On Stories, Sagas, and Wingfeathers

I started reading at the age of 4, and have been in love with stories ever since.  When I start reading a new book, I generally devour it in several sittings.  I’ve been known to read entire books in the airport bookstore during long layovers.  The seventh Harry Potter?  Read the entire thing in four sittings at Barnes and Noble (yes, to be fair, since then I have purchased the book so I’m not just free-loading off of B&N’s free books and comfy chairs).  My favorite books have always been fiction, usually fantasy literature, and more’s the better if it’s an epic series.  I guess the appeal is the new world to be explored and discovered, a story about heros and rescues and justice and love and hope (with a little bit of magic and swordplay and impossible creatures mixed in).  A world where good DOES conquer evil, where the good guys win, where hope does not disappoint.

What changes a book series from good to great for me is the grand “aha!” moment at the end where I discover that all along, the author was leading me down a path to reveal a grand destination.  From the first page of the first book, there was a specific ending in sight and at the end, I can turn around and look back at the path, look back at all the little clues and seemingly insignificant details scattered along the way, and they are all pieces of a whole that fit together.  JK Rowling nailed this with HP.  Christopher Paolini (Eragon) not so much.  I enjoyed his stories along the way but was left very unsatisfied at the conclusion of the book, too many loose ends and not enough resolution.  Robert Jordan and his Wheel of Time series may or may not have done this....he rambled so much that he lost me along the way.  

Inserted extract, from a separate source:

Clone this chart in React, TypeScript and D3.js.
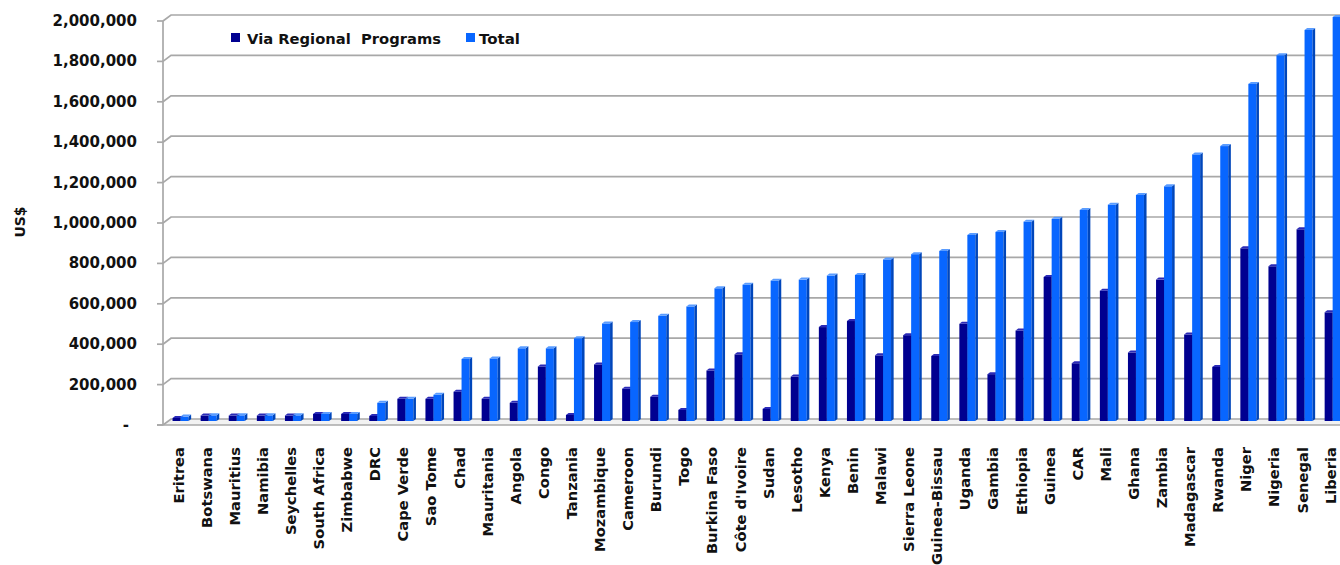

I recently finished a new series that I began reading in 2008.  Generally, I prefer to start reading a series after it’s been completed so I don’t have to wait for the newest books to come out (although rarely has this worked for me), but I started Andrew Peterson’s Wingfeather Saga as a blog reviewer just before the first book was officially released.  The fourth and final book in the series, The Warden and the Wolf King, was just released last week, six years later.  Long have I enjoyed Andrew’s songs and songwriting.  I would expound on why, but his website actually says it better than I could:  

“Peterson’s most loyal fans in fact, tend to be those who find resonance with the “glowing ache” that permeates his body of work. But it’s never been the ache of hopelessness or despair. Instead it’s the ache that comes from deeply loving something that has been lost, and from daring to hope that it will one day be restored. It’s the recognition that any pain we now feel is somehow inseparable from the joy that was intended for us from the creation of the world. And it’s the undying hope that that same pain is also a promise, a forward longing, a deposit of the redemption and restoration of the greater joy that is yet to come.”  

Now, if that doesn’t inspire you to listen to his music, I don’t know what will. :)  His books actually feature more of that same “ache” as his music.  He starts out a little goofy in book one (On the Edge of the Dark Sea of Darkness) but matures as a writer and really hits his stride by book three (Monster in the Hollows).  And by the time I set down the fourth book, I was extremely satisfied in how cohesive the story was, how bits of story from book one were revisited and elaborated on to play a major role on book four.  I set down the last book with tears in my eyes.  If you like books like Narnia and Harry Potter, give the Wingfeather Saga a try.  It’s my free and unbiased opinion.